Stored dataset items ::
__________________________________________________

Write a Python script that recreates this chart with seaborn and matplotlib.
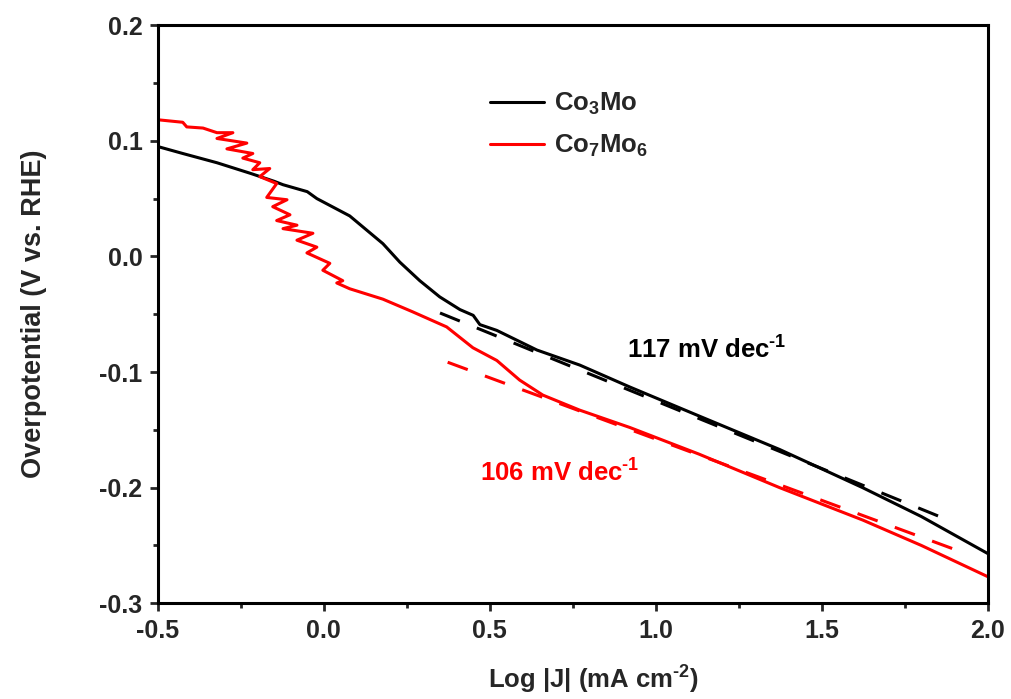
import numpy as np
import pandas as pd
import matplotlib
matplotlib.use("Agg")
import matplotlib.pyplot as plt
import seaborn as sns

# Tafel data: log|J| (mA cm^-2) vs overpotential (V vs. RHE)
co3mo_logj = [-0.5, -0.425, -0.322, -0.223, -0.15, -0.123, -0.05, -0.021, 0.078,
              0.178, 0.229, 0.289, 0.349, 0.41, 0.45, 0.47, 0.521, 0.642, 0.771, 0.922,
              1.13, 1.373, 1.623, 1.8, 2.0]
co3mo_eta = [0.095, 0.089, 0.081, 0.072, 0.065, 0.062, 0.056, 0.050, 0.035,
             0.011, -0.005, -0.021, -0.035, -0.046, -0.051, -0.059, -0.064, -0.081, -0.094, -0.113,
             -0.138, -0.167, -0.200, -0.225, -0.257]

co7mo6_logj = [-0.5, -0.494, -0.425, -0.413, -0.364, -0.322, -0.274, -0.322, -0.232, -0.292,
               -0.214, -0.244, -0.193, -0.214, -0.163, -0.193, -0.142, -0.172, -0.111,
               -0.154, -0.102, -0.142, -0.081, -0.123, -0.033, -0.081, -0.021, -0.051,
               0.018, -0.003, 0.057, 0.039, 0.078, 0.178, 0.268, 0.37, 0.449, 0.521,
               0.59, 0.66, 0.771, 0.922, 1.13, 1.373, 1.623, 1.8, 2.0]
co7mo6_eta = [0.118, 0.118, 0.116, 0.112, 0.111, 0.107, 0.107, 0.102, 0.098, 0.093,
              0.089, 0.085, 0.081, 0.075, 0.076, 0.069, 0.063, 0.051, 0.049,
              0.043, 0.036, 0.031, 0.027, 0.024, 0.020, 0.014, 0.008, 0.003,
              -0.006, -0.012, -0.021, -0.023, -0.028, -0.037, -0.048, -0.061, -0.079, -0.090,
              -0.107, -0.120, -0.133, -0.148, -0.171, -0.200, -0.228, -0.250, -0.277]

# Linear Tafel fits: slope (V/dec), intercept (V), fitted log|J| range
fit_slopes = [0.117, 0.106]
fit_intercepts = [-0.008, -0.052]
fit_ranges = [(0.35, 1.88), (0.373, 1.93)]
fit_labels = ["117 mV dec$^{\\text{-1}}$", "106 mV dec$^{\\text{-1}}$"]

series_names = ["Co$_{\\mathbf{3}}$Mo", "Co$_{\\mathbf{7}}$Mo$_{\\mathbf{6}}$"]
colors = ["black", "#ff0000"]

sns.set_theme(style="white")
plt.rcParams["font.family"] = ["Liberation Sans", "DejaVu Sans"]
plt.rcParams["font.weight"] = "bold"
plt.rcParams["mathtext.fontset"] = "custom"
plt.rcParams["mathtext.rm"] = "Liberation Sans:bold"
plt.rcParams["mathtext.bf"] = "Liberation Sans:bold"
plt.rcParams["mathtext.it"] = "Liberation Sans:bold"

fig = plt.figure(figsize=(10.12, 6.99), dpi=100)
ax = fig.add_axes([0.156, 0.137, 0.820, 0.827])

curves = [(co3mo_logj, co3mo_eta), (co7mo6_logj, co7mo6_eta)]
for (xs, ys), name, c in zip(curves, series_names, colors):
    df = pd.DataFrame({"logj": xs, "eta": ys})
    sns.lineplot(data=df, x="logj", y="eta", sort=False, estimator=None,
                 color=c, lw=2.2, label=name, ax=ax)

for slope, icpt, (x0, x1), c in zip(fit_slopes, fit_intercepts, fit_ranges, colors):
    fx = np.array([x0, x1])
    fdf = pd.DataFrame({"logj": fx, "eta": icpt - slope * fx})
    sns.lineplot(data=fdf, x="logj", y="eta", sort=False, estimator=None,
                 color=c, lw=2.2, ax=ax, legend=False, dashes=False)
    ax.lines[-1].set_dashes((7, 6))

ax.text(1.154, -0.081, fit_labels[0], color=colors[0], fontsize=18.5,
        fontweight="bold", ha="center", va="center")
ax.text(0.711, -0.187, fit_labels[1], color=colors[1], fontsize=18.5,
        fontweight="bold", ha="center", va="center")

ax.set_xlim(-0.5, 2.0)
ax.set_ylim(-0.3, 0.2)
ax.set_xticks([-0.5, 0.0, 0.5, 1.0, 1.5, 2.0])
ax.set_xticks(np.arange(-0.25, 2.0, 0.5), minor=True)
ax.set_yticks([-0.3, -0.2, -0.1, 0.0, 0.1, 0.2])
ax.set_yticks(np.arange(-0.25, 0.2, 0.1), minor=True)
ax.set_xticklabels(["-0.5", "0.0", "0.5", "1.0", "1.5", "2.0"])
ax.set_yticklabels(["-0.3", "-0.2", "-0.1", "0.0", "0.1", "0.2"])
ax.tick_params(axis="both", which="major", direction="out", length=6, width=2,
               labelsize=18, pad=5, bottom=True, left=True, top=False, right=False)
ax.tick_params(axis="both", which="minor", direction="out", length=3.5, width=2,
               bottom=True, left=True, top=False, right=False)
for lbl in ax.get_xticklabels() + ax.get_yticklabels():
    lbl.set_fontweight("bold")

for sp in ax.spines.values():
    sp.set_visible(True)
    sp.set_linewidth(2.2)
    sp.set_color("black")

ax.set_xlabel("Log |J| (mA cm$^{\\text{-2}}$)", fontsize=18.5, fontweight="bold", labelpad=15)
ax.xaxis.label.set_x(0.525)
ax.set_ylabel("Overpotential (V vs. RHE)", fontsize=19.5, fontweight="bold", labelpad=38)

leg = ax.legend(loc="upper left", bbox_to_anchor=(0.385, 0.909), frameon=False,
                borderpad=0, fontsize=18.5, handlelength=2.1, handletextpad=0.4,
                labelspacing=0.62)
for t in leg.get_texts():
    t.set_fontweight("bold")

fig.savefig("out.png", dpi=100)
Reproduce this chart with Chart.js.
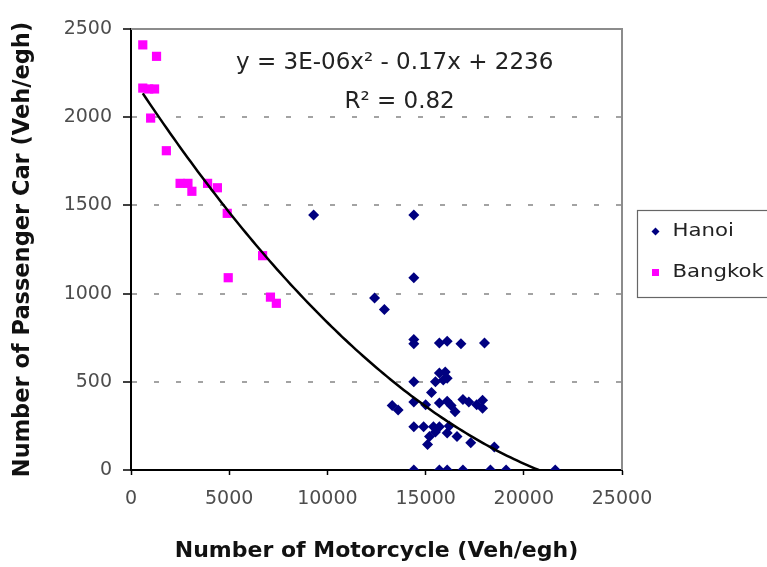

__________________________________________________

Goal ::
Return only the lines running from the start of the entries above to the line that contains "import seaborn as sns", inclusive, and omit every picture.

Solution for this problem ::
Write a Python script that recreates this chart with seaborn and matplotlib.
import numpy as np
import pandas as pd
import matplotlib
matplotlib.use("Agg")
import matplotlib.pyplot as plt
import seaborn as sns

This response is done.